I’ve been reading Amazing Spider-Man for about as long as I could read. When I was younger, my mom would take me to the Belmont public library, which had a subscription to the title, and I’d check out dozens of issues at a time. I started reading in the era of the “superstar” artists, guys like Todd McFarlane and Erik Larsen. But Spider-Man never seemed to to look as good as he did when Mark Bagley took over.
I’m not quite sure what it was. Maybe it’s because the stories were better, so the art seemed better by relation. Maybe it’s because I had gotten to the age when I could really start to appreciate the art. Maybe it’s because Spidey stopped bending in ways it wasn’t possible to bend. Or maybe it’s because Mark Bagley could draw Peter Parker just as well as he could draw Spider-Man. Whatever it was, Spider-Man looked “right,” and Mark Bagley became the gold standard to which I compared all other Spider-Man artists.
I stopped reading the Spider-Man stories once the whole “Peter Parker is the clone/Ben Reilly is Spider-Man” thing started up. I had suffered through the clone saga along with everyone else, but for some reason I couldn’t bring myself to follow Spider-Man if good ol’ Pete wasn’t behind the mask. I only picked up an issue of Amazing again when it crossed over with the Onslaught storyline.
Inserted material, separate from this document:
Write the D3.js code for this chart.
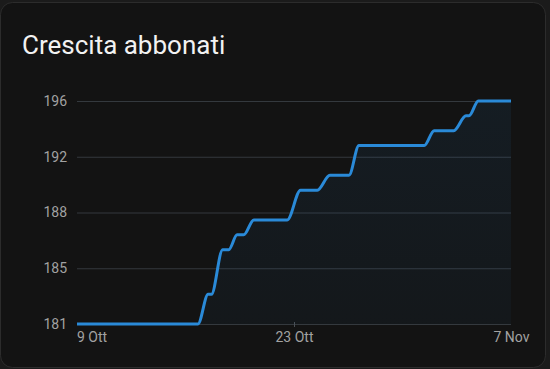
<!DOCTYPE html>
<html>
<head>
<meta charset="utf-8">
<script src="https://cdn.jsdelivr.net/npm/d3@7"></script>
<style>
  html, body { margin: 0; padding: 0; background: #1b1b1b; }
  svg { display: block; font-family: Roboto, "Noto Sans", sans-serif; }
</style>
</head>
<body>
<div class="graph"></div>
<script>
// Subscriber counts (corner points of each step)
const times = [
  "2023-10-08T00:00", "2023-10-16T08:40", "2023-10-17T01:30", "2023-10-17T07:00",
  "2023-10-18T01:40", "2023-10-18T11:45", "2023-10-19T01:40", "2023-10-19T12:30",
  "2023-10-20T05:20", "2023-10-22T12:45", "2023-10-23T10:50", "2023-10-24T14:40",
  "2023-10-25T11:30", "2023-10-26T19:10", "2023-10-27T11:45", "2023-11-01T00:00",
  "2023-11-01T16:30", "2023-11-03T01:00", "2023-11-03T21:20", "2023-11-04T02:20",
  "2023-11-04T17:45", "2023-11-07T00:00"
];
const subscribers = [
  181, 181, 183, 183,
  186, 186, 187, 187,
  188, 188, 190, 190,
  191, 191, 193, 193,
  194, 194, 195, 195,
  196, 196
];

// Axis ticks
const yTicks = [181, 184.75, 188.5, 192.25, 196];
const yLabels = ["181", "185", "188", "192", "196"];
const xTicks = ["2023-10-09T00:00", "2023-10-23T00:00", "2023-11-07T00:00"];
const xLabels = ["9 Ott", "23 Ott", "7 Nov"];

const title = "Crescita abbonati";

let WIDTH = 550,
    HEIGHT = 369;

const data = times.map((t, i) => ({ date: new Date(t), value: subscribers[i] }));

let svg = d3.select(".graph")
  .append("svg")
  .attr("width", WIDTH)
  .attr("height", HEIGHT);

//Card
svg.append("rect")
  .attr("x", 0.5)
  .attr("y", 2.5)
  .attr("width", 545)
  .attr("height", 365)
  .attr("rx", 12)
  .style("fill", "#131313")
  .style("stroke", "#2c2c2c");

svg.append("text")
  .attr("x", 22)
  .attr("y", 54)
  .style("fill", "#f2f2f2")
  .attr("font-size", "26px")
  .text(title);

//Scales
let xScale = d3.scaleTime()
  .domain([new Date("2023-10-08T00:00"), new Date("2023-11-07T00:00")])
  .range([77, 511]);

let yScale = d3.scaleLinear()
  .domain([181, 196])
  .range([324, 101]);

//Y axis with gridlines
svg.append("g")
  .attr("transform", "translate(77, 0)")
  .call(d3.axisLeft(yScale)
    .tickValues(yTicks)
    .tickFormat((d, i) => yLabels[i])
    .tickSize(-434)
    .tickPadding(10))
  .call(g => {
    g.select(".domain").remove();
    g.selectAll(".tick line").style("stroke", "#34393e");
    g.selectAll(".tick text")
      .style("fill", "#a2a2a2")
      .attr("font-size", "14px")
      .attr("font-family", "Roboto, sans-serif");
  });

//X axis
svg.append("g")
  .attr("transform", "translate(0, 324)")
  .call(d3.axisBottom(xScale)
    .tickValues(xTicks.map(t => new Date(t)))
    .tickFormat((d, i) => xLabels[i])
    .tickSize(3)
    .tickPadding(5))
  .call(g => {
    g.select(".domain").remove();
    g.selectAll(".tick line")
      .style("stroke", "#4a4f54")
      .attr("y1", -2)
      .style("opacity", (d, i) => (i === 1 ? 1 : 0));
    g.selectAll(".tick text")
      .style("fill", "#a2a2a2")
      .attr("font-size", "14px")
      .attr("font-family", "Roboto, sans-serif");
  });

//Area under the line
let grad = svg.append("defs")
  .append("linearGradient")
  .attr("id", "fade")
  .attr("x1", 0).attr("y1", 0)
  .attr("x2", 0).attr("y2", 1);
grad.append("stop").attr("offset", "0%").style("stop-color", "#2a8ad8").style("stop-opacity", 0.08);
grad.append("stop").attr("offset", "100%").style("stop-color", "#2a8ad8").style("stop-opacity", 0.04);

svg.append("path")
  .datum(data)
  .attr("d", d3.area()
    .x(d => xScale(d.date))
    .y0(yScale(181))
    .y1(d => yScale(d.value))
    .curve(d3.curveMonotoneX))
  .style("fill", "url(#fade)");

//Line
svg.append("path")
  .datum(data)
  .attr("d", d3.line()
    .x(d => xScale(d.date))
    .y(d => yScale(d.value))
    .curve(d3.curveMonotoneX))
  .style("fill", "none")
  .style("stroke", "#2a8ad8")
  .style("stroke-width", 3)
  .style("stroke-linejoin", "round");
</script>
</body>
</html>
By that time, there was only a month or two left before Peter Parker would return as Spider-Man. Unfortunately, Avengers and the Fantastic Four leaving the Marvel Universe and Peter Parker returning as Spider-Man happened to coincide with Mark Bagley leaving Amazing Spider-Man.
A few months went by and a new comic showed up that Mark Bagley co-created. I remember the day I saw Thunderbolts #1 sitting on the shelf at Trade-a-Tape and thought to myself “What the heck.” Up until that point, I’d never bought a comic based on the artist. In fact, I don’t think I’d bought one based on the creators at all. It was still all about the characters to me, but Mark Bagley and Thunderbolts changed all that. I took a chance on a great artist, secretly hoping that Spider-Man would guest-star, and discovered an amazing story that happened to include one of the greatest endings of any comic book I’d ever read (Kurt Busiek’s writing certainly didn’t hurt, but at this point he was just some random comic writer to me).
Bagley had a long, great run on Thunderbolts, but eventually he left the book that had by no coincidence grown to be my favorite title. Turns out he was going to be starting another new title with another supposedly great writer I’d never heard of, and it just happened to be starring Spider-Man! I could barely contain my excitement as I learned more and more about this “Ultimate” Spider-Man book.
When the issue finally hit, I made sure to pick a copy up as soon as I could. The art was…amazing. The writing…not so much. I flipped through the second issue the next month at the comic shop, but no matter how great it looked, a still complete lack of any actual Spider-Man made me put it back on the rack. I’ve given Ultimate Spider-Man two more chances since then in trade form, but the horrendous story was just too much for the spectacular art to overcome.
So here it is, nearly 100 issues later, and Mark Bagley’s still doing Ultimate Spider-Man. Which means it’s been a long time since I’ve been able to enjoy his art. Sure, he’s done the random issue here or there, and the first few issues of the Pulse, but they’re few and far between. Reading the reprints in the back of Tunderbolts #100 reminded me of just how much I’ve missed seeing his art on a monthly basis. And since Brian Michael Bendis and Bagley intend to break Stan Lee and Jack Kirby’s uninterrupted run record, it’s going to be a good long while until I’ll get to again.
Like I needed another reason to hate Bendis.